FORTALEZA, Brazil – April 1st Street is directly opposite Arena Castelao, but looks like it could be a lot further away from the imposing 63,000-seat reflective glass-and-steel stadium.
Many of the lived-in houses look half-built, and most of its residents had little hope of getting a ticket to Tuesday's Brazil-Mexico match in this northeastern city — priced roughly equivalent of a month's pay on minimum wage.
But the party has been underway for days.
Brazil flags are sprayed on the wall — with the country's motto 'Order and Progress' filled in by brush — and lines of yellow-and-green paper flags are strung overhead for about 200 meters.
Corner store owner Carlos da Silva didn't help put up the decorations, but paid a hefty contribution.

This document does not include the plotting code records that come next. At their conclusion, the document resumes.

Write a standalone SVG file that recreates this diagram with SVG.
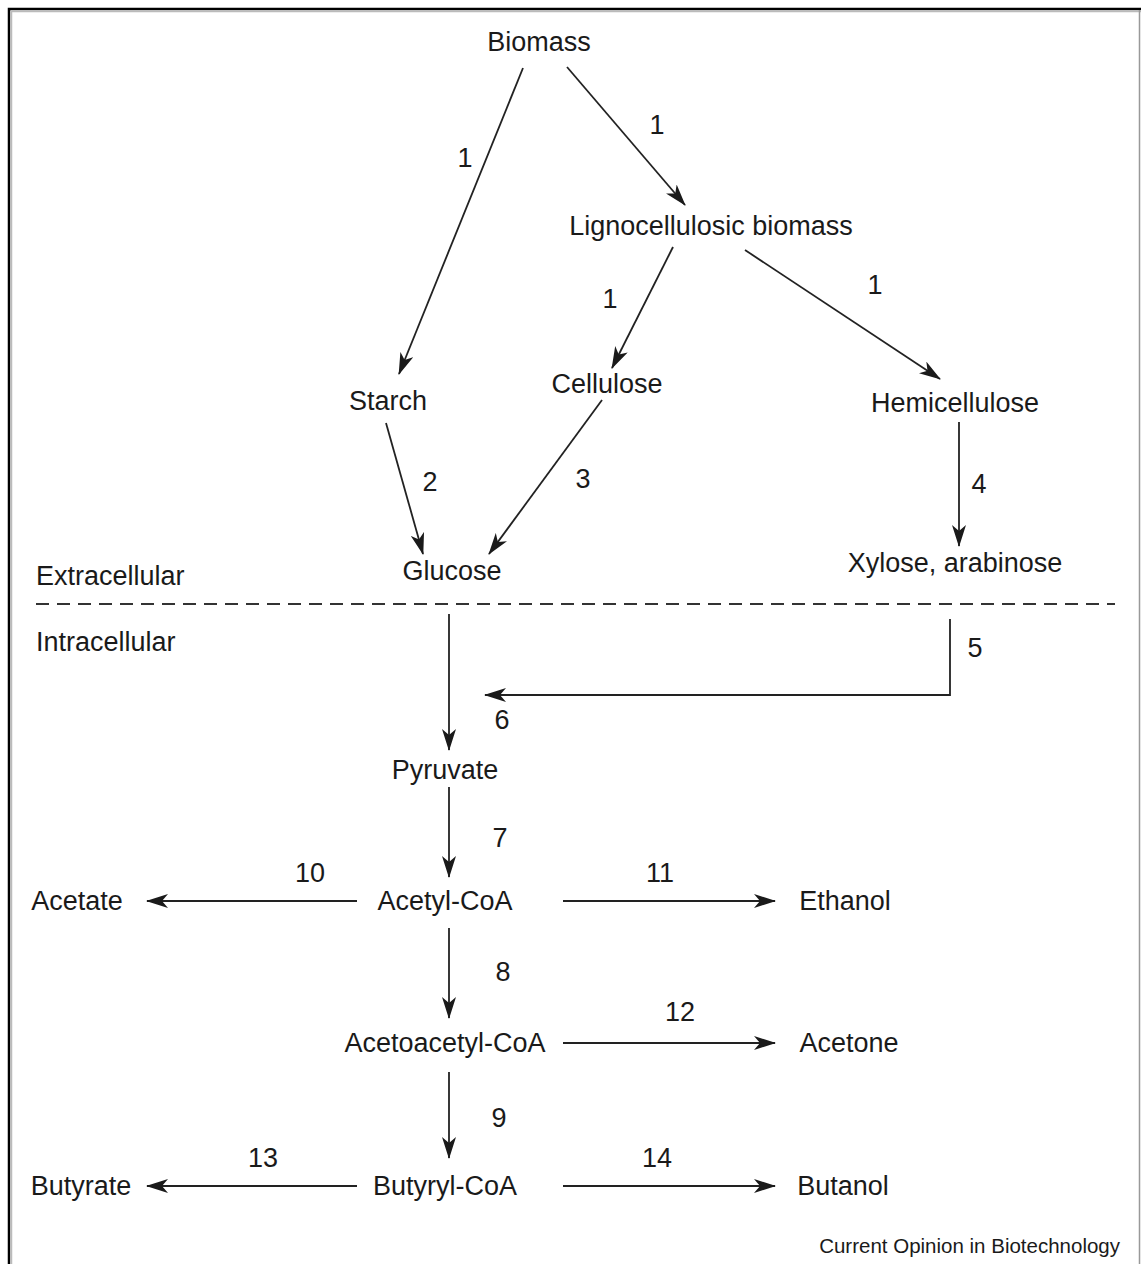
<svg xmlns="http://www.w3.org/2000/svg" width="1141" height="1264" viewBox="0 0 1141 1264">
<style>
text{font-family:"Liberation Sans",Arial,sans-serif;font-size:27px;fill:#1a1a1a}
.m{text-anchor:middle}
.c{stroke:#222;stroke-width:1.8;fill:none;marker-end:url(#ah)}
.p{stroke:#222;stroke-width:1.8;fill:none}
</style>
<defs>
<marker id="ah" markerUnits="userSpaceOnUse" markerWidth="22" markerHeight="14" viewBox="0 0 22 14" refX="21" refY="7" orient="auto">
<path d="M0,0 L22,7 L0,14 L6,7 Z" fill="#1a1a1a"/>
</marker>
</defs>
<rect x="0" y="0" width="1141" height="1264" fill="#fff"/>
<path d="M9,1264 V9 H1141" fill="none" stroke="#000" stroke-width="2.5"/>
<path d="M11.5,1264 V11.5 H1141" fill="none" stroke="#bbb" stroke-width="1.5"/>
<line x1="1139.5" y1="10" x2="1139.5" y2="1264" stroke="#999" stroke-width="1.5"/>

<g id="connectors">
<line class="c" x1="523" y1="68" x2="399" y2="374"/>
<line class="c" x1="567" y1="67" x2="685" y2="205"/>
<line class="c" x1="673" y1="247" x2="612" y2="368"/>
<line class="c" x1="745" y1="250" x2="940" y2="379"/>
<line class="c" x1="386" y1="423" x2="423" y2="554"/>
<line class="c" x1="602" y1="400" x2="489" y2="554"/>
<line class="c" x1="959" y1="422" x2="959" y2="546"/>
<line x1="36" y1="604" x2="1115" y2="604" stroke="#333" stroke-width="2" stroke-dasharray="13 8"/>
<line class="c" x1="449" y1="614" x2="449" y2="750"/>
<polyline class="c" points="950,619 950,695 485,695"/>
<line class="c" x1="449" y1="787" x2="449" y2="877"/>
<line class="c" x1="357" y1="901" x2="147" y2="901"/>
<line class="c" x1="563" y1="901" x2="775" y2="901"/>
<line class="c" x1="449" y1="928" x2="449" y2="1018"/>
<line class="c" x1="563" y1="1043" x2="775" y2="1043"/>
<line class="c" x1="449" y1="1072" x2="449" y2="1158"/>
<line class="c" x1="357" y1="1186" x2="147" y2="1186"/>
<line class="c" x1="563" y1="1186" x2="775" y2="1186"/>
</g>

<g id="labels">
<text x="465" y="167" class="m">1</text>
<text x="657" y="134" class="m">1</text>
<text x="610" y="308" class="m">1</text>
<text x="875" y="294" class="m">1</text>
<text x="430" y="491" class="m">2</text>
<text x="583" y="488" class="m">3</text>
<text x="979" y="493" class="m">4</text>
<text x="975" y="657" class="m">5</text>
<text x="502" y="729" class="m">6</text>
<text x="500" y="847" class="m">7</text>
<text x="503" y="981" class="m">8</text>
<text x="499" y="1127" class="m">9</text>
<text x="310" y="882" class="m">10</text>
<text x="660" y="882" class="m">11</text>
<text x="680" y="1021" class="m">12</text>
<text x="263" y="1167" class="m">13</text>
<text x="657" y="1167" class="m">14</text>
</g>

<g id="biomass"><text x="539" y="51" class="m">Biomass</text></g>
<g id="lignocellulosic"><text x="711" y="235" class="m">Lignocellulosic biomass</text></g>
<g id="starch"><text x="388" y="410" class="m">Starch</text></g>
<g id="cellulose"><text x="607" y="393" class="m">Cellulose</text></g>
<g id="hemicellulose"><text x="955" y="412" class="m">Hemicellulose</text></g>
<g id="glucose"><text x="452" y="580" class="m">Glucose</text></g>
<g id="xylose"><text x="955" y="572" class="m">Xylose, arabinose</text></g>
<g id="extracellular"><text x="36" y="585">Extracellular</text></g>
<g id="intracellular"><text x="36" y="651">Intracellular</text></g>
<g id="pyruvate"><text x="445" y="779" class="m">Pyruvate</text></g>
<g id="acetylcoa"><text x="445" y="910" class="m">Acetyl-CoA</text></g>
<g id="acetate"><text x="77" y="910" class="m">Acetate</text></g>
<g id="ethanol"><text x="845" y="910" class="m">Ethanol</text></g>
<g id="acetoacetylcoa"><text x="445" y="1052" class="m">Acetoacetyl-CoA</text></g>
<g id="acetone"><text x="849" y="1052" class="m">Acetone</text></g>
<g id="butyrylcoa"><text x="445" y="1195" class="m">Butyryl-CoA</text></g>
<g id="butyrate"><text x="81" y="1195" class="m">Butyrate</text></g>
<g id="butanol"><text x="843" y="1195" class="m">Butanol</text></g>
<g id="credit"><text x="1120" y="1253" style="font-size:20.5px;text-anchor:end">Current Opinion in Biotechnology</text></g>
</svg>
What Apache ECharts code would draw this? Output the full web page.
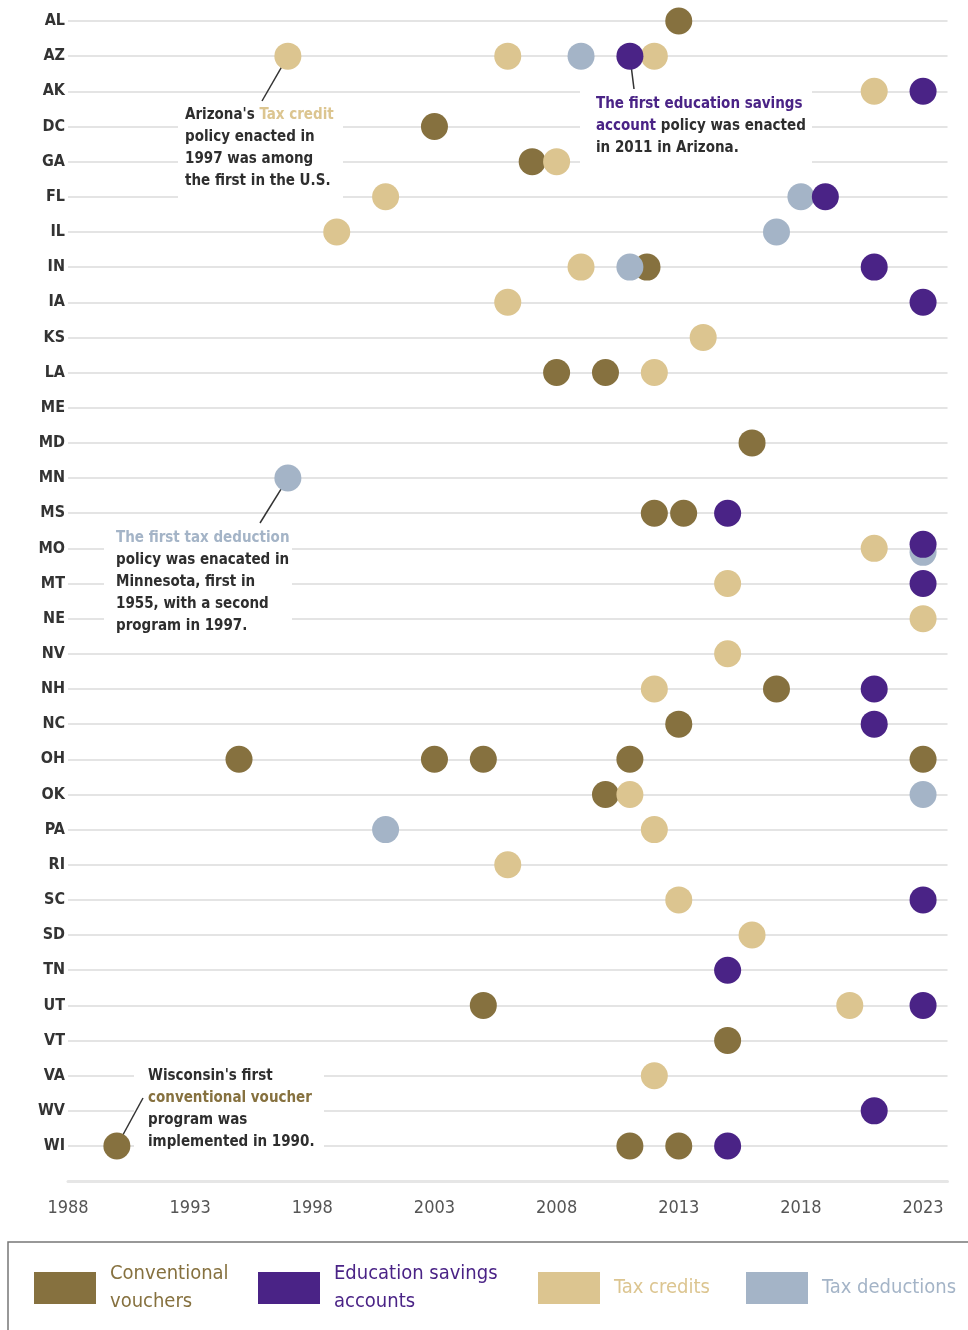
<!DOCTYPE html>
<html>
<head>
<meta charset="utf-8">
<script src="https://cdn.jsdelivr.net/npm/echarts@6/dist/echarts.min.js"></script>
<style>html,body{margin:0;padding:0;background:#fff;}#chart{width:968px;height:1330px;}</style>
</head>
<body>
<div id="chart"></div>
<script>
const states = ['AL','AZ','AK','DC','GA','FL','IL','IN','IA','KS','LA','ME','MD','MN','MS','MO','MT','NE','NV','NH','NC','OH','OK','PA','RI','SC','SD','TN','UT','VT','VA','WV','WI'];
const tickYears = [1988,1993,1998,2003,2008,2013,2018,2023];

const vouchers = [['AL',2013],['DC',2003],['GA',2007],['IN',2011.7],['LA',2008],['LA',2010],['MD',2016],['MS',2012],['MS',2013.2],['NH',2017],['NC',2013],['OH',1995],['OH',2003],['OH',2005],['OH',2011],['OH',2023],['OK',2010],['UT',2005],['VT',2015],['WI',1990],['WI',2011],['WI',2013]];
const taxCredits = [['AZ',1997],['AZ',2006],['AZ',2012],['AK',2021],['GA',2008],['FL',2001],['IL',1999],['IN',2009],['IA',2006],['KS',2014],['LA',2012],['MO',2021],['MT',2015],['NE',2023],['NV',2015],['NH',2012],['OK',2011],['PA',2012],['RI',2006],['SC',2013],['SD',2016],['UT',2020],['VA',2012]];
const taxDeductions = [['AZ',2009],['FL',2018],['IL',2017],['IN',2011],['MN',1997],['MO',2023],['OK',2023],['PA',2001]];
const esa = [['AZ',2011],['AK',2023],['FL',2019],['IN',2021],['IA',2023],['MS',2015],['MO',2023],['MT',2023],['NH',2021],['NC',2021],['SC',2023],['TN',2015],['UT',2023],['WV',2021],['WI',2015]];

const C_V = '#86713f', C_E = '#4a2386', C_C = '#dcc590', C_D = '#a4b4c7';
const FONT = '"DejaVu Sans Condensed", "Liberation Sans Narrow", sans-serif';

function pts(arr, nudge) {
  return arr.map(([s, y]) => {
    const item = { value: [y, s] };
    if (s === 'MO' && nudge) item.symbolOffset = [0, nudge];
    return item;
  });
}

const chart = echarts.init(document.getElementById('chart'), null, { renderer: 'canvas' });

function legendItem(name, left, top, color) {
  return {
    data: [{ name: name }],
    left: left, top: top, orient: 'horizontal', padding: 0,
    icon: 'rect', itemWidth: 62, itemHeight: 32, selectedMode: false,
    formatter: n => n === 'Conventional vouchers' ? 'Conventional\nvouchers' : (n === 'Education savings accounts' ? 'Education savings\naccounts' : n),
    textStyle: { color: color, fontSize: 20, lineHeight: 28, fontFamily: FONT, padding: [0, 0, 0, 9] }
  };
}

const sym = 27;
const option = {
  animation: false,
  textStyle: { fontFamily: FONT },
  grid: { left: 68, right: 20.5, top: 21, bottom: 184, containLabel: false },
  xAxis: {
    type: 'value', min: 1988, max: 2024,
    offset: 35,
    axisLine: { show: true, lineStyle: { color: '#e6e6e6', width: 3 } },
    axisTick: { show: false },
    splitLine: { show: false },
    axisLabel: { customValues: tickYears, formatter: v => String(v), color: '#555', fontSize: 18, margin: 18, fontFamily: FONT }
  },
  yAxis: {
    type: 'category', data: states, inverse: true, boundaryGap: false,
    axisLine: { show: false }, axisTick: { show: false },
    splitLine: { show: true, lineStyle: { color: '#e4e4e4', width: 2 } },
    axisLabel: { color: '#333', fontSize: 16, fontWeight: 'bold', margin: 3, fontFamily: FONT }
  },
  legend: [
    legendItem('Conventional vouchers', 34, 1260, C_V),
    legendItem('Education savings accounts', 258, 1260, C_E),
    legendItem('Tax credits', 538, 1272, C_C),
    legendItem('Tax deductions', 746, 1272, C_D)
  ],
  series: [
    { name: 'Conventional vouchers', type: 'scatter', symbolSize: sym, itemStyle: { color: C_V, opacity: 1 }, data: pts(vouchers), z: 2 },
    { name: 'Tax credits', type: 'scatter', symbolSize: sym, itemStyle: { color: C_C, opacity: 1 }, data: pts(taxCredits), z: 3 },
    { name: 'Tax deductions', type: 'scatter', symbolSize: sym, itemStyle: { color: C_D, opacity: 1 }, data: pts(taxDeductions, 4), z: 4 },
    { name: 'Education savings accounts', type: 'scatter', symbolSize: sym, itemStyle: { color: C_E, opacity: 1 }, data: pts(esa, -4), z: 5 }
  ]
};
chart.setOption(option);

// annotations
const P = (y, s) => chart.convertToPixel({ gridIndex: 0 }, [y, s]);
const dark = '#2e2e2e';
const txtBase = { font: 'bold 15px ' + FONT, fill: dark, lineHeight: 22 };
function rich(c) { return { c: { fill: c, font: 'bold 15px ' + FONT, lineHeight: 22 } }; }

const azC = P(1997, 'AZ'), azE = P(2011, 'AZ'), mn = P(1997, 'MN'), wi = P(1990, 'WI');
chart.setOption({
  graphic: [
    { type: 'rect', z: 1, shape: { x: 178, y: 102, width: 165, height: 103 }, style: { fill: '#fff' } },
    { type: 'rect', z: 1, shape: { x: 580, y: 82, width: 232, height: 90 }, style: { fill: '#fff' } },
    { type: 'rect', z: 1, shape: { x: 104, y: 526, width: 188, height: 112 }, style: { fill: '#fff' } },
    { type: 'rect', z: 1, shape: { x: 134, y: 1062, width: 190, height: 96 }, style: { fill: '#fff' } },
    { type: 'line', z: 1, shape: { x1: azC[0], y1: azC[1], x2: 262, y2: 101 }, style: { stroke: '#333', lineWidth: 1.5 } },
    { type: 'line', z: 1, shape: { x1: azE[0], y1: azE[1], x2: 634, y2: 89 }, style: { stroke: '#333', lineWidth: 1.5 } },
    { type: 'line', z: 1, shape: { x1: mn[0], y1: mn[1], x2: 260, y2: 523 }, style: { stroke: '#333', lineWidth: 1.5 } },
    { type: 'line', z: 1, shape: { x1: wi[0], y1: wi[1], x2: 143, y2: 1098 }, style: { stroke: '#333', lineWidth: 1.5 } },
    { type: 'text', z: 6, left: 185, top: 104, style: Object.assign({}, txtBase, { text: "Arizona's {c|Tax credit}\npolicy enacted in\n1997 was among\nthe first in the U.S.", rich: rich(C_C) }) },
    { type: 'text', z: 6, left: 596, top: 93, style: Object.assign({}, txtBase, { text: "{c|The first education savings}\n{c|account} policy was enacted\nin 2011 in Arizona.", rich: rich(C_E) }) },
    { type: 'text', z: 6, left: 116, top: 527, style: Object.assign({}, txtBase, { text: "{c|The first tax deduction}\npolicy was enacated in\nMinnesota, first in\n1955, with a second\nprogram in 1997.", rich: rich(C_D) }) },
    { type: 'text', z: 6, left: 148, top: 1065, style: Object.assign({}, txtBase, { text: "Wisconsin's first\n{c|conventional voucher}\nprogram was\nimplemented in 1990.", rich: rich(C_V) }) },
    { type: 'rect', z: 0, shape: { x: 8, y: 1242, width: 970, height: 100 }, style: { fill: 'none', stroke: '#777', lineWidth: 1.5 } }
  ]
});
</script>
</body>
</html>
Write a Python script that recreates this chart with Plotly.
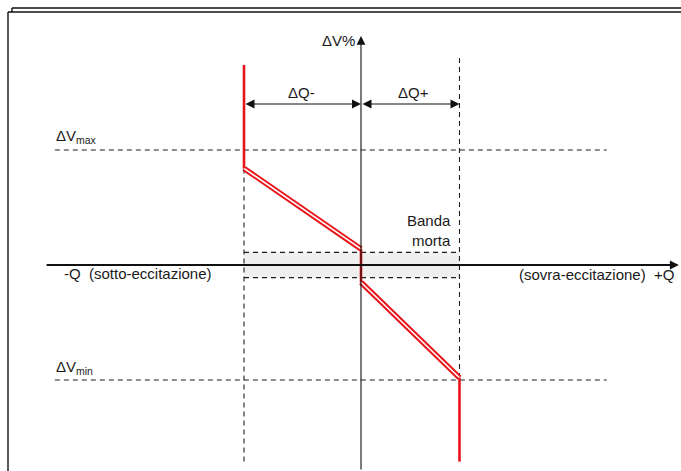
import plotly.graph_objects as go

# ---- data (conceptual units: x = reactive power Q, y = ΔV%) ----
dq_minus = -6.0          # left limit of ΔQ-
dq_plus = 5.05           # right limit of ΔQ+
dv_max = 5.0
dv_min = -5.0
band_half = 0.55         # dead band half-height
# red characteristic
red_vert_left_y = [8.7, 4.2]
red_diag1_x = [dq_minus, 0.0]
red_diag1_y = [4.2, 0.7]
red_mid_y = [0.7, -0.75]
red_diag2_x = [0.0, dq_plus]
red_diag2_y = [-0.75, -4.9]
red_vert_right_y = [-4.9, -8.55]
# extents
x_axis_span = [-16.2, 16.3]
y_axis_span = [-8.96, 9.96]
ref_line_x = [-15.7, 12.6]
left_dash_y = [4.2, -8.55]
right_dash_y = [9.0, -8.55]
dq_arrow_y = 7.0

x_range = [-361 / 19.5, (681 - 361) / 19.5]
y_range = [-206 / 23, 265 / 23]

RED = "#e8141b"
DASH = "#1e1e1e"
FONT = "Liberation Sans, Arial, sans-serif"

fig = go.Figure()

def line(xs, ys, color, width, dash="solid"):
    fig.add_trace(go.Scatter(x=xs, y=ys, mode="lines",
                             line=dict(color=color, width=width, dash=dash),
                             hoverinfo="skip", showlegend=False))

# dead band fill
fig.add_shape(type="rect", xref="x", yref="y", x0=dq_minus, x1=dq_plus,
              y0=-band_half, y1=band_half, fillcolor="#efefef",
              line=dict(width=0), layer="below")

# reference dashed lines
DP = "5px,4px"
line(ref_line_x, [dv_max, dv_max], DASH, 1.1, DP)
line(ref_line_x, [dv_min, dv_min], DASH, 1.1, DP)
line([dq_minus, dq_minus], left_dash_y, DASH, 1.1, DP)
line([dq_plus, dq_plus], right_dash_y, DASH, 1.1, DP)
line([dq_minus, dq_plus], [band_half, band_half], DASH, 1.1, DP)
line([dq_minus, dq_plus], [-band_half, -band_half], DASH, 1.1, DP)

# axes drawn as arrows
fig.add_annotation(x=x_axis_span[1], y=0, ax=x_axis_span[0], ay=0,
                   xref="x", yref="y", axref="x", ayref="y", text="",
                   showarrow=True, arrowhead=2, arrowsize=1.0, arrowwidth=1.8,
                   arrowcolor="#111111", standoff=0)
fig.add_annotation(x=0, y=y_axis_span[1], ax=0, ay=y_axis_span[0],
                   xref="x", yref="y", axref="x", ayref="y", text="",
                   showarrow=True, arrowhead=2, arrowsize=1.6, arrowwidth=1.1,
                   arrowcolor="#111111", standoff=0)

# ΔQ double arrows
for x0, x1 in [(dq_minus, 0.0), (0.0, dq_plus)]:
    fig.add_annotation(x=x1, y=dq_arrow_y, ax=x0, ay=dq_arrow_y,
                       xref="x", yref="y", axref="x", ayref="y", text="",
                       showarrow=True, arrowhead=2, startarrowhead=2,
                       arrowside="end+start", arrowsize=1.5, startarrowsize=1.5,
                       arrowwidth=1.2, arrowcolor="#111111", standoff=0, startstandoff=0)

# red characteristic: double-line diagonals
for xs, ys in [(red_diag1_x, red_diag1_y), (red_diag2_x, red_diag2_y)]:
    line(xs, ys, RED, 5.5)
    line(xs, ys, "white", 1.6)
line([dq_minus, dq_minus], red_vert_left_y, RED, 2.6)
line([0, 0], red_mid_y, RED, 2.6)
line([dq_plus, dq_plus], red_vert_right_y, RED, 2.6)

# texts
def text(x, y, s, xanchor="center", align="center", size=15):
    fig.add_annotation(x=x, y=y, xref="x", yref="y", text=s, showarrow=False,
                       xanchor=xanchor, yanchor="middle", align=align,
                       font=dict(family=FONT, size=size, color="#1a1a1a"))

text(-0.2, 9.74, "ΔV%", xanchor="right")
text(-15.75, 5.6, "ΔV<sub>max</sub>", xanchor="left")
text(-15.75, -4.45, "ΔV<sub>min</sub>", xanchor="left")
text(-3.03, 7.52, "ΔQ-")
text(2.67, 7.52, "ΔQ+")
text(4.7, 1.5, "Banda<br>morta", xanchor="right", align="right")
text(-15.33, -0.38, "-Q  (sotto-eccitazione)", xanchor="left")
text(16.15, -0.42, "(sovra-eccitazione)  +Q", xanchor="right")

# frame decoration
def px_line(x0, y0, x1, y1):
    fig.add_shape(type="line", xref="paper", yref="paper",
                  x0=x0 / 681, x1=x1 / 681, y0=1 - y0 / 471, y1=1 - y1 / 471,
                  line=dict(color="#111111", width=1.4))

px_line(12, 8, 681, 8)
px_line(12, 8, 12, 12)
px_line(8, 12, 681, 12)
px_line(8, 12, 8, 471)

fig.update_layout(
    width=681, height=471,
    margin=dict(l=0, r=0, t=0, b=0),
    paper_bgcolor="white", plot_bgcolor="white",
    xaxis=dict(range=x_range, visible=False, fixedrange=True),
    yaxis=dict(range=y_range, visible=False, fixedrange=True),
    showlegend=False,
)

fig.write_html("out.html", config={"displayModeBar": False},
               post_script="document.body.style.margin='0';document.body.style.overflow='hidden';")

"Everybody helps a bit. People are excited that Brazil is playing in our city," says da Silva, sitting behind the cash register, as people wander in an out to watch the afternoon match on his TV.
"We have our own party."
Most of the people here prefer to celebrate near their home than take a crowded bus downtown, where the official fan-zone is located on the tower-block lined ocean front.
It's the same across the country, where streets in mostly run-down city neighborhoods are brightly decorated for the World Cup, with old CDs, balloons and children's' footballs added to the terrace-to-terrace bunting, next to newly-painted murals of the tournament mascot Fuleco, and national coach Luis Felipe Scolari.
Overnight, broad green-and-yellow stripes appear on the side of construction sites, occasionally coming with a hand-painted message of racial tolerance or religious devotion.
"It's always been like this at World Cups. The decorations are nothing new. People like to enjoy themselves," said Brazilian-born Humberto Veras, who traveled to Fortaleza from his home in Redwood, California.
Veras joined Brazil and Mexico fans outside Arena Castelao on Tuesday, playing a small drum, as local residents joined ticket-holders for an impromptu party, where hotdog and burger sellers set up shop out of the trunk of their cars, and vendors offered Brazil shirts pinned to clothing lines.
Brazil captain Thiago Silva thanked Fortaleza's residents for the reception they received before the two teams played out an exciting 0-0 draw.
"There way we were welcomed here in the northeast has been amazing. We really feel at home. All of this makes us very motivated," he said before the game.
"When you sing the national anthem, hug the person next to you. Sing it with us, and we will feel you beside us when we are playing."